Er is een geschiedenis die zich in wereld en kerk steeds herhaalt. Telkens opnieuw zie je de moeite die leiders ermee hebben de mondigheid van anderen te waarderen. Soms echter stimuleerden in onze kerk bisschoppen die mondigheid, daartoe geïnspireerd door het tweede Vaticaans concilie. Maar dan komen er ook weer andere, die vinden dat het mooi geweest is, en die in plaats van meepraten luisteren propageren. Dat kan doordat er in de geschiedenis ook altijd weer mensen zijn die maar het liefst geleid willen worden. 'Zeg maar wat we moeten doen. Jullie hebben ervoor geleerd'.

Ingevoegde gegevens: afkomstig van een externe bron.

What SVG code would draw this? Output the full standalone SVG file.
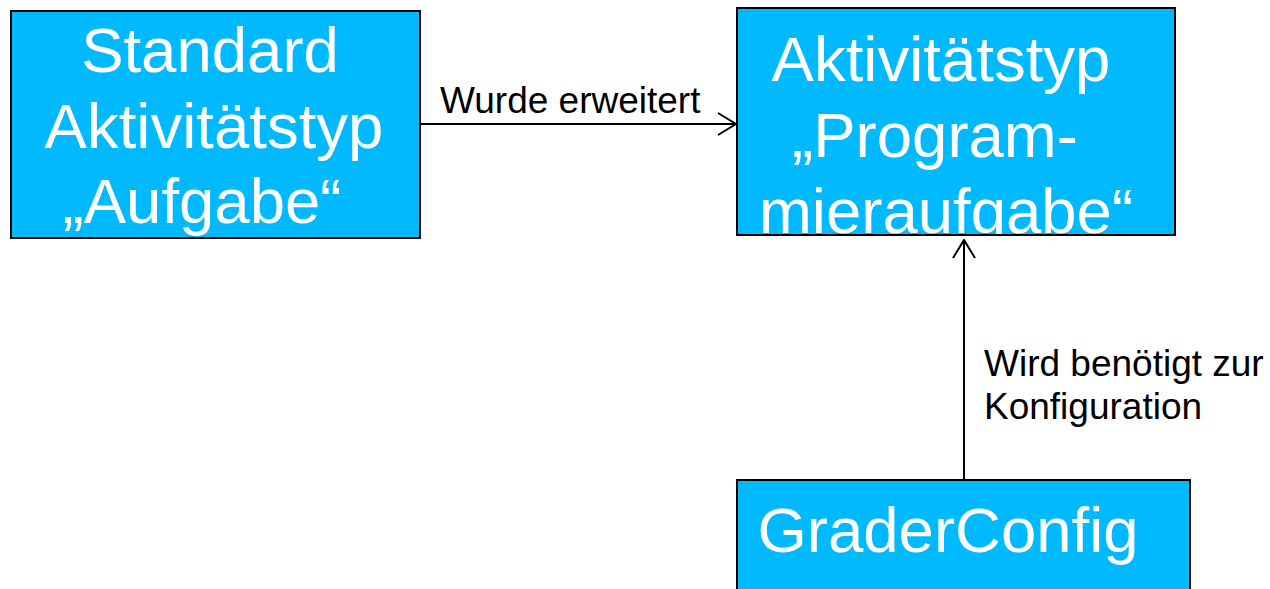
<svg xmlns="http://www.w3.org/2000/svg" width="1270" height="589" viewBox="0 0 1270 589">
  <style>
    .box { fill: #00B9FF; stroke: #000; stroke-width: 2; }
    .big { font-family: "Liberation Sans", Arial, sans-serif; font-size: 63.5px; fill: #fff; text-anchor: middle; }
    .lbl { font-family: "Liberation Sans", Arial, sans-serif; font-size: 37px; fill: #000; }
    .edge { fill: none; stroke: #000; stroke-width: 2; }
  </style>
  <defs>
    <marker id="open" viewBox="0 0 20 24" refX="19" refY="12" markerWidth="20" markerHeight="24" markerUnits="userSpaceOnUse" orient="auto">
      <path d="M1 1 L19 12 L1 23" fill="none" stroke="#000" stroke-width="2"/>
    </marker>
    <clipPath id="clipProg">
      <rect x="737" y="8" width="438" height="227"/>
    </clipPath>
  </defs>

  <g id="connectors">
    <line class="edge" x1="420" y1="124" x2="736" y2="124" marker-end="url(#open)"/>
    <text class="lbl" x="440" y="113">Wurde erweitert</text>
    <line class="edge" x1="964" y1="480" x2="964" y2="240" marker-end="url(#open)"/>
    <text class="lbl" x="984" y="376">Wird benötigt zur</text>
    <text class="lbl" x="984" y="419">Konfiguration</text>
  </g>

  <g id="node-standard">
    <rect class="box" x="11" y="11" width="409" height="227"/>
    <text class="big" x="210" y="72">Standard</text>
    <text class="big" x="214" y="148">Aktivitätstyp</text>
    <text class="big" x="202" y="223">„Aufgabe“</text>
  </g>

  <g id="node-programmieraufgabe">
    <rect class="box" x="737" y="8" width="438" height="227"/>
    <g clip-path="url(#clipProg)">
      <text class="big" x="941" y="81">Aktivitätstyp</text>
      <text class="big" x="935" y="157">„Program-</text>
      <text class="big" x="946" y="233">mieraufgabe“</text>
    </g>
    <rect x="737" y="8" width="438" height="227" fill="none" stroke="#000" stroke-width="2"/>
  </g>

  <g id="node-graderconfig">
    <rect class="box" x="737" y="480" width="453" height="120"/>
    <text class="big" x="948" y="552">GraderConfig</text>
  </g>
</svg>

Paulus schrijft echter: 'Het woord is dichtbij. Het is in uw mond. Het is in uw hart'. Degenen die leiding geven, denken wel eens te vlug dat het goede woord alleen uit hun mond klinkt. Ze hebben te vaak de neiging, de bekoring, de verantwoordelijkheid van anderen over te nemen. En sommige zogenaamde onderdanen vinden dat wel makkelijk.
Aan die verleiding heeft Jezus ook blootgestaan. Het verhaal over de bekoring in de woestijn laat zien dat Hij op een tweesprong stond; er woedde een strijd in Hem: kiezen tussen de kwade en de goede geest, tussen de makkelijke en de moeilijke weg.
De kwade geest, de verleider, daagt Hem uit van stenen brood te maken. Later zal het volk Hem om brood komen vragen, en ze krijgen dan hetzelfde antwoord: 'Een mens leeft niet van brood alleen'. De verleider vraagt Hem de politieke macht over te nemen. Drie jaar later gaan er onder het volk stemmen op om Hem tot koning uit te roepen. Hij weigert resoluut. En de duivel wil Hem verleiden een stunt uit te halen. 'Dan zal iedereen onder de indruk zijn', zegt hij. 'Dan zullen ze Je geloven!'. Voortdurend zal ook het volk om een teken vragen, een wonder; dan pas geloven ze dat Hij van God komt.
Noch in de woestijn noch later gaat Hij op die verleidingen in. Hij weigert de verantwoordelijkheid van anderen over te nemen. Hij zorgt niet voor ons brood, waardoor hij de gevierde held zou worden, en wij met de handen over elkaar kunnen gaan zitten. Hij neemt ook niet de macht, de zeggenschap over, waardoor wij maar zouden hoeven te doen wat Hij zegt. Hij haalt ook geen stunt uit, en doet straks geen wonderen waardoor mensen wel in Hem móeten geloven. Hij wil, hoewel dat ook voor Hem aantrekkelijk was, geen applaus, geen macht, geen idool zijn, geen grote leider, door iedereen geadoreerd en klakkeloos gevolgd. Nee, Hij wil dat mensen zelf verantwoordelijk zijn.
Want dat is de eeuwige bekoring van leiders: te denken dat zij alles beter weten en kunnen. En de bekoring van volgelingen is meelopers te worden: 'Zeg maar wat we moeten doen'. Dat is fataal voor kerk en samenleving; daarmee komt Gods rijk nooit dichterbij.
'Waarom', vroeg iemand aan een joodse rabbi, 'waarom laat God zo weinig van zich horen?'.En de rabbi zei: 'Omdat je dan kunt gaan denken dat God wel doet wat wij zouden moeten doen. Je moet leven - zei de rabbi - alsof God niet bestaat. Als er geholpen moet worden, moet je maar denken dat jij de enige bent in heel de wereld. Jij moet helpen, en niemand anders. Het is jouw verantwoordelijkheid, en niet die van anderen, niet die van de leiding, niet die van God'.